Trump responded on Twitter, writing, “The Brett Kavanaugh hearings for the future Justice of the Supreme Court are truly a display of how mean, angry, and despicable the other side is.”

In a follow-up tweet, he added: “They will say anything, and are only looking to inflict pain and embarrassment to one of the most highly renowned jurists to ever appear before Congress. So sad to see!”

After hours of opening statements dominated by protesters and Democrat senators attacking Kavanaugh, the tenor of the hearings appeared to change when former Secretary of State Condoleezza Rice addressed the committee to formerly introduce the nominee.

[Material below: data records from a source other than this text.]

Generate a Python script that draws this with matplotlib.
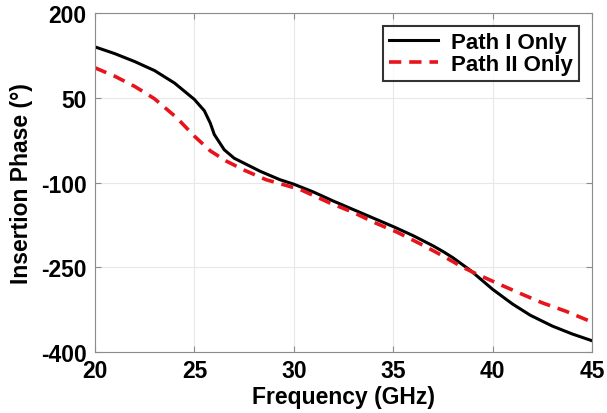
import matplotlib.pyplot as plt
import numpy as np

plt.rcParams['font.family'] = ['Liberation Sans', 'DejaVu Sans']
plt.rcParams['font.weight'] = 'bold'
plt.rcParams['axes.unicode_minus'] = False

# data (frequency in GHz, phase in degrees)
freq_1 = [20, 21, 22, 22.5, 23, 24, 25, 25.5, 25.8, 26.0, 26.5, 27, 28.3, 29.3,
          30, 31, 32, 33, 34, 35, 36, 37, 37.5, 38, 38.9, 40, 41, 41.9, 43, 44, 45]
phase_1 = [140, 128, 114, 106, 98, 76, 47, 27, 5, -15, -42, -57, -80, -95,
           -103, -117, -133, -148, -163, -178, -194, -212, -222, -233, -256, -289,
           -315, -335, -354, -368, -380]
freq_2 = [20, 21, 22, 22.6, 23, 24.1, 25, 25.8, 26.6, 27.5, 28.6, 30.3, 31.8,
          33, 34, 35.2, 36.5, 37.5, 38.5, 39.2, 40.4, 41.5, 42.5, 43.7, 45]
phase_2 = [103, 88, 70, 57, 48, 15, -18, -44, -62, -78, -95, -112, -136,
           -153, -170, -188, -211, -230, -250, -262, -281, -298, -313, -328, -347]

fig = plt.figure(figsize=(6.07, 4.14), dpi=100)
ax = fig.add_axes([0.1565, 0.1473, 0.8188, 0.8189])

ax.plot(freq_1, phase_1, color='black', lw=2.2, label='Path I Only')
ax.plot(freq_2, phase_2, color='#e8141c', lw=2.6, ls=(0, (3.4, 2.2)), label='Path II Only')

ax.set_xlim(20, 45)
ax.set_ylim(-400, 200)
ax.set_xticks([20, 25, 30, 35, 40, 45])
ax.set_yticks([-400, -250, -100, 50, 200])
ax.grid(True, color='#e8e8e8', lw=0.8)
ax.set_axisbelow(True)
for s in ax.spines.values():
    s.set_color('#8c8c8c')
    s.set_linewidth(0.8)
ax.tick_params(direction='in', length=4, color='#8c8c8c', labelsize=16.5,
               top=True, right=True)
ax.tick_params(axis='x', pad=5)
ax.tick_params(axis='y', pad=6)
for lbl in ax.get_xticklabels() + ax.get_yticklabels():
    lbl.set_fontweight('bold')

ax.set_xlabel('Frequency (GHz)', fontsize=16.5, fontweight='bold', labelpad=2)
ax.set_ylabel('Insertion Phase (°)', fontsize=16.5, fontweight='bold', labelpad=6)

leg = ax.legend(loc='upper right', fontsize=16, frameon=True, fancybox=False,
                edgecolor='black', borderpad=0.25, labelspacing=0.05,
                handlelength=2.2, handletextpad=0.6, borderaxespad=0.6)
leg.get_frame().set_linewidth(1.5)
for t in leg.get_texts():
    t.set_fontweight('bold')

fig.savefig('out.png', dpi=100)
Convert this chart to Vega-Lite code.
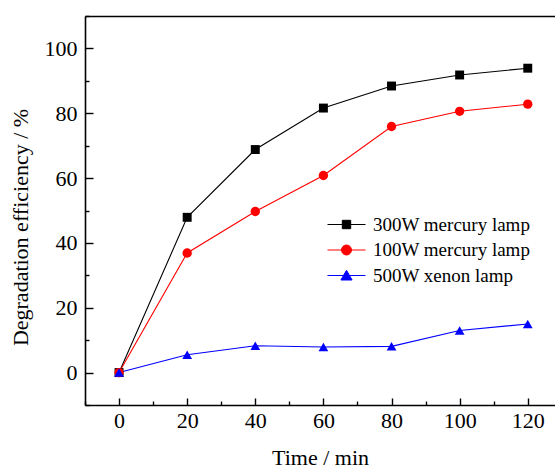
{
  "$schema": "https://vega.github.io/schema/vega-lite/v6.json",
  "autosize": "none",
  "width": 470,
  "height": 389,
  "padding": {"left": 85, "top": 16, "right": 0, "bottom": 63},
  "background": "white",
  "config": {
    "view": {"stroke": null},
    "font": "Liberation Serif",
    "axis": {"labelFont": "Liberation Serif", "titleFont": "Liberation Serif", "labelColor": "black", "titleColor": "black", "labelFontSize": 22, "titleFontSize": 22, "titleFontWeight": "normal", "grid": false, "domainColor": "black", "tickColor": "black", "domainWidth": 1.6, "tickWidth": 1.4},
    "legend": {"labelFont": "Liberation Serif", "labelFontSize": 19, "labelColor": "black"}
  },
  "data": {"values": [
    {"t": 0, "eff": 0, "lamp": "300W mercury lamp"},
    {"t": 20, "eff": 47.9, "lamp": "300W mercury lamp"},
    {"t": 40, "eff": 68.8, "lamp": "300W mercury lamp"},
    {"t": 60, "eff": 81.6, "lamp": "300W mercury lamp"},
    {"t": 80, "eff": 88.4, "lamp": "300W mercury lamp"},
    {"t": 100, "eff": 91.8, "lamp": "300W mercury lamp"},
    {"t": 120, "eff": 93.9, "lamp": "300W mercury lamp"},
    {"t": 0, "eff": 0, "lamp": "100W mercury lamp"},
    {"t": 20, "eff": 36.9, "lamp": "100W mercury lamp"},
    {"t": 40, "eff": 49.7, "lamp": "100W mercury lamp"},
    {"t": 60, "eff": 60.8, "lamp": "100W mercury lamp"},
    {"t": 80, "eff": 75.9, "lamp": "100W mercury lamp"},
    {"t": 100, "eff": 80.6, "lamp": "100W mercury lamp"},
    {"t": 120, "eff": 82.8, "lamp": "100W mercury lamp"},
    {"t": 0, "eff": 0, "lamp": "500W xenon lamp"},
    {"t": 20, "eff": 5.5, "lamp": "500W xenon lamp"},
    {"t": 40, "eff": 8.3, "lamp": "500W xenon lamp"},
    {"t": 60, "eff": 7.9, "lamp": "500W xenon lamp"},
    {"t": 80, "eff": 8.1, "lamp": "500W xenon lamp"},
    {"t": 100, "eff": 13, "lamp": "500W xenon lamp"},
    {"t": 120, "eff": 15, "lamp": "500W xenon lamp"}
  ]},
  "layer": [
    {
      "mark": {"type": "line", "strokeWidth": 1.1},
      "encoding": {
        "x": {"field": "t", "type": "quantitative", "scale": {"domain": [-10, 128], "nice": false, "zero": false},
              "axis": {"title": "Time / min", "orient": "bottom", "values": [0, 20, 40, 60, 80, 100, 120], "tickSize": -7, "labelPadding": 12, "titlePadding": 16, "domain": true}},
        "y": {"field": "eff", "type": "quantitative", "scale": {"domain": [-10, 110], "nice": false, "zero": false},
              "axis": {"title": "Degradation efficiency / %", "orient": "left", "values": [0, 20, 40, 60, 80, 100], "tickSize": -8, "labelPadding": 16, "titlePadding": 12, "titleY": 211, "domain": true}},
        "color": {"field": "lamp", "type": "nominal", "legend": null,
                  "scale": {"domain": ["300W mercury lamp", "100W mercury lamp", "500W xenon lamp"], "range": ["black", "#ff0000", "#0000ff"]}},
        "detail": {"field": "lamp"}
      }
    },
    {
      "mark": {"type": "point", "filled": true, "opacity": 1},
      "encoding": {
        "x": {"field": "t", "type": "quantitative",
              "axis": {"title": null, "orient": "bottom", "values": [-10, 10, 30, 50, 70, 90, 110], "tickSize": -4, "labels": false, "domain": false}},
        "y": {"field": "eff", "type": "quantitative",
              "axis": {"title": null, "orient": "left", "values": [-10, 10, 30, 50, 70, 90, 110], "tickSize": -4, "labels": false, "domain": false}},
        "color": {"field": "lamp", "type": "nominal", "legend": null,
                  "scale": {"domain": ["300W mercury lamp", "100W mercury lamp", "500W xenon lamp"], "range": ["black", "#ff0000", "#0000ff"]}},
        "size": {"field": "lamp", "type": "nominal", "legend": null,
                 "scale": {"domain": ["300W mercury lamp", "100W mercury lamp", "500W xenon lamp"], "range": [80, 95, 135]}},
        "shape": {"field": "lamp", "type": "nominal", "legend": null,
                  "scale": {"domain": ["300W mercury lamp", "100W mercury lamp", "500W xenon lamp"], "range": ["square", "circle", "triangle-up"]}}
      }
    },
    {
      "transform": [{"filter": "datum.t < -100"}],
      "mark": {"type": "point", "filled": true, "opacity": 1, "size": 400, "strokeWidth": 1},
      "encoding": {
        "x": {"field": "t", "type": "quantitative",
              "axis": {"title": null, "orient": "top", "ticks": false, "labels": false, "domain": true}},
        "y": {"field": "eff", "type": "quantitative", "axis": null},
        "color": {"field": "lamp", "type": "nominal",
                  "scale": {"domain": ["300W mercury lamp", "100W mercury lamp", "500W xenon lamp"], "range": ["black", "#ff0000", "#0000ff"]},
                  "legend": {"title": null, "orient": "none", "legendX": 251, "legendY": 198, "padding": 0, "symbolSize": 400, "symbolStrokeWidth": 1, "labelOffset": 16, "rowPadding": 4.5}},
        "stroke": {"field": "lamp", "type": "nominal",
                  "scale": {"domain": ["300W mercury lamp", "100W mercury lamp", "500W xenon lamp"], "range": ["black", "#ff0000", "#0000ff"]},
                  "legend": {"title": null, "orient": "none", "legendX": 251, "legendY": 198, "padding": 0, "symbolSize": 400, "symbolStrokeWidth": 1, "labelOffset": 16, "rowPadding": 4.5}},
        "shape": {"field": "lamp", "type": "nominal",
                  "scale": {"domain": ["300W mercury lamp", "100W mercury lamp", "500W xenon lamp"],
                            "range": ["M-1.9,0H1.9M-0.42,-0.42H0.42V0.42H-0.42Z", "M-1.9,0H1.9M0.5,0A0.5,0.5 0 1,1 -0.5,0A0.5,0.5 0 1,1 0.5,0Z", "M-1.9,0H1.9M0,-0.52L0.56,0.45H-0.56Z"]},
                  "legend": {"title": null, "orient": "none", "legendX": 251, "legendY": 198, "padding": 0, "symbolSize": 400, "symbolStrokeWidth": 1, "labelOffset": 16, "rowPadding": 4.5}}
      }
    }
  ],
  "resolve": {"scale": {"shape": "independent", "color": "independent", "stroke": "independent", "size": "independent"}, "axis": {"x": "independent", "y": "independent"}}
}
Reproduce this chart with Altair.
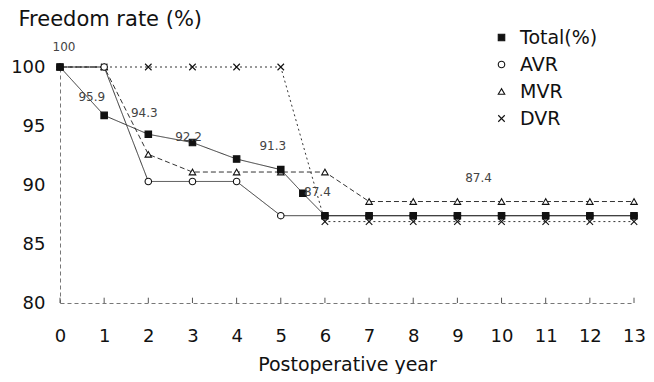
import altair as alt
import pandas as pd

# ---- data ----
years = [0, 1, 2, 3, 4, 5, 6, 7, 8, 9, 10, 11, 12, 13]
total_years = [0, 1, 2, 3, 4, 5, 5.5, 6, 7, 8, 9, 10, 11, 12, 13]
total_vals = [100, 95.9, 94.3, 93.6, 92.2, 91.3, 89.3, 87.4, 87.4, 87.4, 87.4, 87.4, 87.4, 87.4, 87.4]
avr_vals = [100, 100, 90.3, 90.3, 90.3, 87.4, 87.4, 87.4, 87.4, 87.4, 87.4, 87.4, 87.4, 87.4]
mvr_vals = [100, 100, 92.6, 91.1, 91.1, 91.1, 91.1, 88.6, 88.6, 88.6, 88.6, 88.6, 88.6, 88.6]
dvr_vals = [100, 100, 100, 100, 100, 100, 86.9, 86.9, 86.9, 86.9, 86.9, 86.9, 86.9, 86.9]

series_names = ["Total(%)", "AVR", "MVR", "DVR"]
series_dash = [[1, 0], [1, 0], [5, 3], [2, 3]]

label_text = ["100", "95.9", "94.3", "92.2", "91.3", "87.4", "87.4"]
label_x = [0.09, 0.72, 1.91, 2.91, 4.82, 5.83, 9.48]
label_y = [101.7, 97.46, 96.1, 94.07, 93.3, 89.4, 90.6]

# ---- tables ----
rows = []
for x, v in zip(total_years, total_vals):
    rows.append({"year": x, "rate": v, "series": "Total(%)", "ord": 4})
for name, vals, o in [("AVR", avr_vals, 3), ("MVR", mvr_vals, 2), ("DVR", dvr_vals, 1)]:
    for x, v in zip(years, vals):
        rows.append({"year": x, "rate": v, "series": name, "ord": o})
df = pd.DataFrame(rows)
labels = pd.DataFrame({"x": label_x, "y": label_y, "t": label_text})
ticks = pd.DataFrame({"year": years, "y0": [80] * len(years), "y1": [80.45] * len(years)})

FONT = "DejaVu Sans"
xscale = alt.Scale(domain=[0, 13], nice=False, zero=False)
yscale = alt.Scale(domain=[80, 100], nice=False, zero=False)

x_axis = alt.Axis(
    values=years, format="d", title="Postoperative year", grid=False, ticks=False,
    domainDash=[4, 3], domainColor="#777", labelFont=FONT, labelFontSize=18,
    labelColor="#111", labelPadding=24, labelFlush=False,
    titleFont=FONT, titleFontSize=19, titleFontWeight="normal", titleColor="#111",
    titleY=61, titleBaseline="middle",
)
y_axis = alt.Axis(
    values=[80, 85, 90, 95, 100], title="Freedom rate (%)", grid=False, ticks=False,
    domainDash=[4, 3], domainColor="#777", labelFont=FONT, labelFontSize=18,
    labelColor="#111", labelPadding=15,
    titleFont=FONT, titleFontSize=21, titleFontWeight="normal", titleColor="#111",
    titleAngle=0, titleAlign="left", titleBaseline="middle", titleX=-42, titleY=-48,
)

tick_layer = alt.Chart(ticks).mark_rule(color="#555", strokeWidth=1).encode(
    x=alt.X("year:Q", scale=xscale, axis=x_axis),
    y=alt.Y("y0:Q", scale=yscale, axis=y_axis),
    y2="y1:Q",
)

line_layers = []
for name, dash in zip(series_names, series_dash):
    line_layers.append(
        alt.Chart(df).transform_filter(alt.datum.series == name)
        .mark_line(color="#333", strokeWidth=1, strokeDash=dash)
        .encode(x=alt.X("year:Q", scale=xscale), y=alt.Y("rate:Q", scale=yscale))
    )

x_path = "M-1,-1L1,1M-1,1L1,-1"
leg = alt.Legend(
    title=None, orient="none", legendX=432, legendY=-39, padding=0,
    labelFont=FONT, labelFontSize=19, labelColor="#111", labelOffset=9,
    rowPadding=7, symbolSize=42, symbolStrokeWidth=1.1,
)
points = alt.Chart(df).mark_point(filled=False, strokeWidth=1.1, size=42, opacity=1).encode(
    x=alt.X("year:Q", scale=xscale),
    y=alt.Y("rate:Q", scale=yscale),
    shape=alt.Shape(
        "series:N",
        scale=alt.Scale(domain=series_names, range=["square", "circle", "triangle-up", x_path]),
        legend=leg,
    ),
    fill=alt.Fill(
        "series:N",
        scale=alt.Scale(domain=series_names, range=["#111", "white", "white", "white"]),
        legend=leg,
    ),
    stroke=alt.Stroke(
        "series:N",
        scale=alt.Scale(domain=series_names, range=["#111", "#111", "#111", "#111"]),
        legend=leg,
    ),
    order=alt.Order("ord:Q"),
)

texts = alt.Chart(labels).mark_text(font=FONT, fontSize=12, color="#444").encode(
    x=alt.X("x:Q", scale=xscale),
    y=alt.Y("y:Q", scale=yscale),
    text="t:N",
)

chart = alt.layer(tick_layer, *line_layers, points, texts).properties(
    width=574, height=236,
    background="white",
    autosize=alt.AutoSizeParams(type="none"),
    padding={"left": 52, "top": 59, "right": 12, "bottom": 71},
).configure_view(stroke=None)

chart.save("out.html", embed_options={"renderer": "svg", "actions": False})
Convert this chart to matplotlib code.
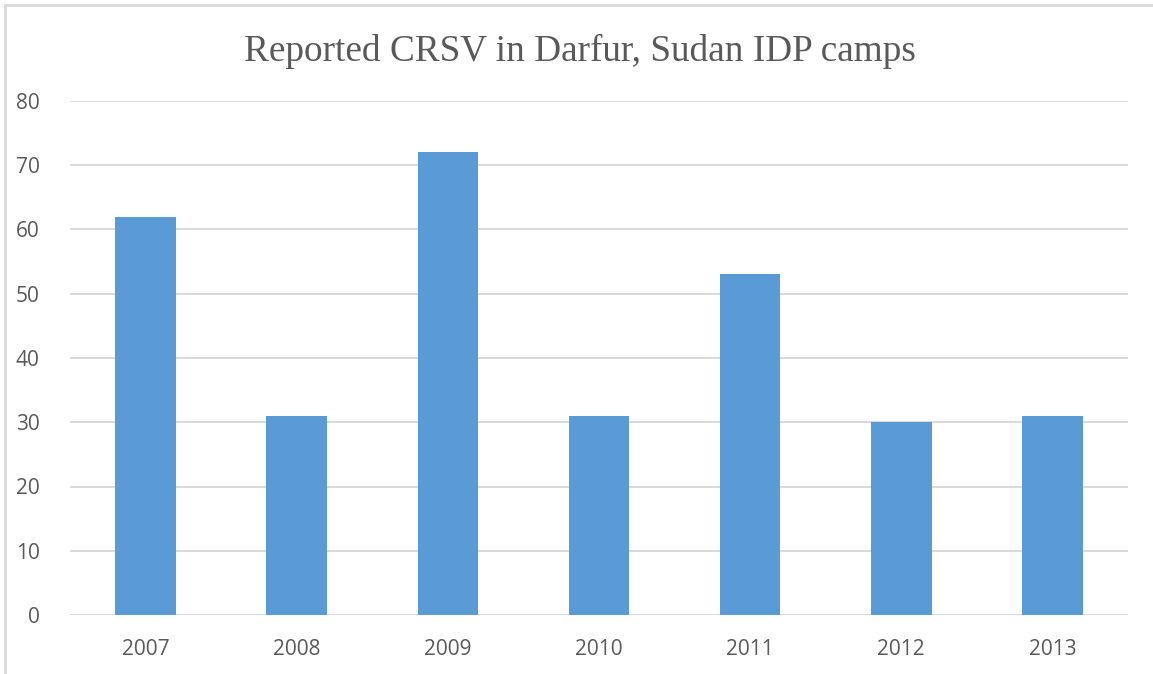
import matplotlib.pyplot as plt
import matplotlib
from matplotlib.lines import Line2D

# chart data
years = ["2007", "2008", "2009", "2010", "2011", "2012", "2013"]
reports = [62, 31, 72, 31, 53, 30, 31]
yticks = [0, 10, 20, 30, 40, 50, 60, 70, 80]

barColour = "#5B9BD5"
gridColour = "#D9D9D9"
textColour = "#595959"

matplotlib.rcParams['font.family'] = ['Open Sans', 'DejaVu Sans']

W, H = 1153, 674
fig = plt.figure(figsize=(W/100, H/100), dpi=100)
ax = fig.add_axes([70/W, 1 - 615/H, (1128-70)/W, (615-101)/H])

x = range(len(years))
ax.bar(x, reports, width=0.4, color=barColour, zorder=3)

ax.set_xlim(-0.5, len(years) - 0.5)
ax.set_ylim(0, 80)
ax.set_yticks(yticks)
ax.set_xticks(list(x))
ax.set_xticklabels(years)
ax.grid(axis='y', color=gridColour, lw=1.4, zorder=0)
for s in ax.spines.values():
    s.set_visible(False)
ax.tick_params(length=0, labelsize=15, colors=textColour)
ax.tick_params(axis='y', pad=22)
ax.tick_params(axis='x', pad=17)

fig.text(580/W, 1 - 51/H, "Reported CRSV in Darfur, Sudan IDP camps",
         ha='center', va='center', fontsize=26.8, color=textColour,
         family=['Liberation Serif', 'DejaVu Serif'])

# outer chart border (only left and top visible)
fig.add_artist(Line2D([5/W, 5/W], [0, 1 - 5/H], transform=fig.transFigure,
                      color=gridColour, lw=2))
fig.add_artist(Line2D([5/W, 1], [1 - 5/H, 1 - 5/H], transform=fig.transFigure,
                      color=gridColour, lw=2))

fig.savefig("out.png", dpi=100)
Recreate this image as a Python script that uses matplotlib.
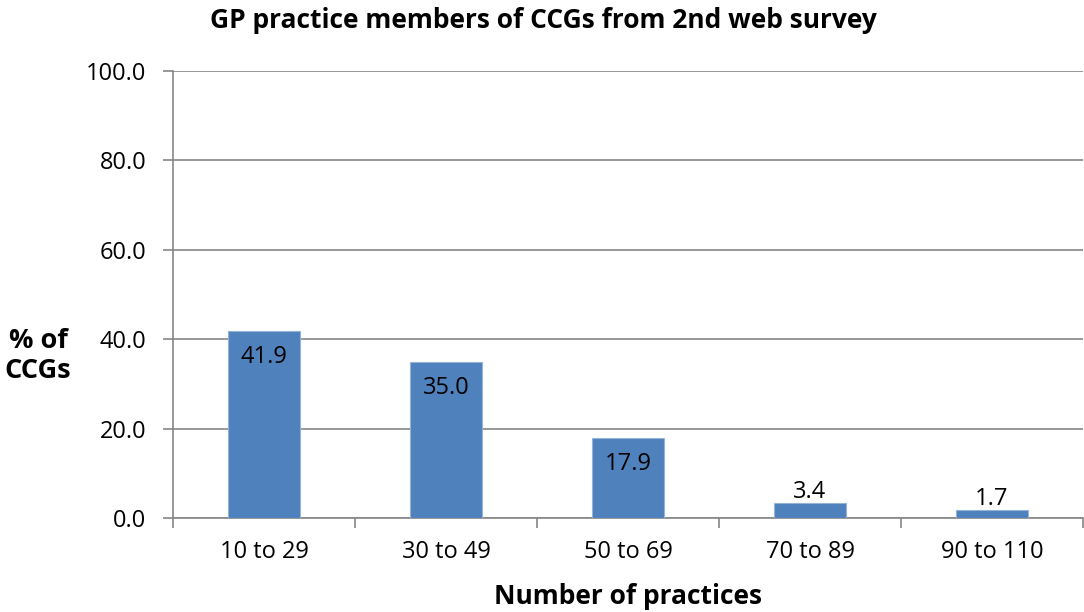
import matplotlib.pyplot as plt

categories = ["10 to 29", "30 to 49", "50 to 69", "70 to 89", "90 to 110"]
values = [41.9, 35.0, 17.9, 3.4, 1.7]
yticks = [0, 20, 40, 60, 80, 100]

plt.rcParams['font.family'] = ['Open Sans', 'DejaVu Sans']

fig = plt.figure(figsize=(10.84, 6.12), dpi=100)
ax = fig.add_axes([173 / 1084, 1 - 518 / 612, (1083 - 173) / 1084, (518 - 71) / 612])

grid_col = "#868686"
x = range(len(categories))
ax.bar(x, values, width=0.4, color="#4F81BD", edgecolor="#95B3D7", linewidth=0.8, zorder=3)

for i, v in enumerate(values):
    if v > 10:
        ax.annotate(f"{v:.1f}", (i, v), xytext=(0, -19), textcoords="offset points",
                    ha="center", va="center", fontsize=17, color="black", zorder=4)
    else:
        ax.annotate(f"{v:.1f}", (i, v), xytext=(0, 8), textcoords="offset points",
                    ha="center", va="center", fontsize=17, color="black", zorder=4)

ax.set_xlim(-0.5, len(categories) - 0.5)
ax.set_ylim(0, 100)
ax.set_yticks(yticks)
ax.set_yticklabels([f"{t:.1f}" for t in yticks], fontsize=17)
ax.yaxis.grid(True, color=grid_col, linewidth=1.2, zorder=0)

# category labels between boundary ticks
ax.set_xticks([i - 0.5 for i in range(len(categories) + 1)])
ax.set_xticklabels([])
ax.set_xticks(list(x), minor=True)
ax.set_xticklabels(categories, minor=True, fontsize=17)
ax.tick_params(axis="x", which="minor", length=0, pad=16)
ax.tick_params(axis="x", which="major", length=7, color=grid_col, width=1.2)
ax.tick_params(axis="y", length=7, color=grid_col, width=1.2, pad=12)

for s in ["top", "right"]:
    ax.spines[s].set_visible(False)
for s in ["left", "bottom"]:
    ax.spines[s].set_color(grid_col)
    ax.spines[s].set_linewidth(1.2)

fig.text(543 / 1084, 1 - 20 / 612, "GP practice members of CCGs from 2nd web survey",
         ha="center", va="center", fontsize=19, fontweight="bold")
fig.text(628 / 1084, 1 - 596 / 612, "Number of practices",
         ha="center", va="center", fontsize=19, fontweight="bold")
fig.text(38 / 1084, 1 - 356 / 612, "% of\nCCGs",
         ha="center", va="center", fontsize=19.5, fontweight="bold", linespacing=1.25)

fig.savefig("out.png", dpi=100)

The two served together in the George W. Bush administration.

Rice vouched for Kavanaugh’s fundamental fairness, noting her assessment is based on her journey from a child in segregated Birmingham, Alabama, to secretary of state.

“The Supreme Court is a crucial guardian both of our Constitution and of our democracy,” she said. “That is why I am so honored to introduce Brett Kavanaugh for these hearings.”

Kavanaugh and his wife, also a George W. Bush White House alum, appeared moved to tears by Rice’s words of support.

“He will be an outstanding Supreme Court justice,” Rice stated. “His intellect is unquestioned. His judgement is highly regarded, and I can personally attest to his character and integrity as a colleague.

“Brett Kavanaugh will thoroughly and faithfully uphold the trust that is our heritage, the Constitution of the United States of America.”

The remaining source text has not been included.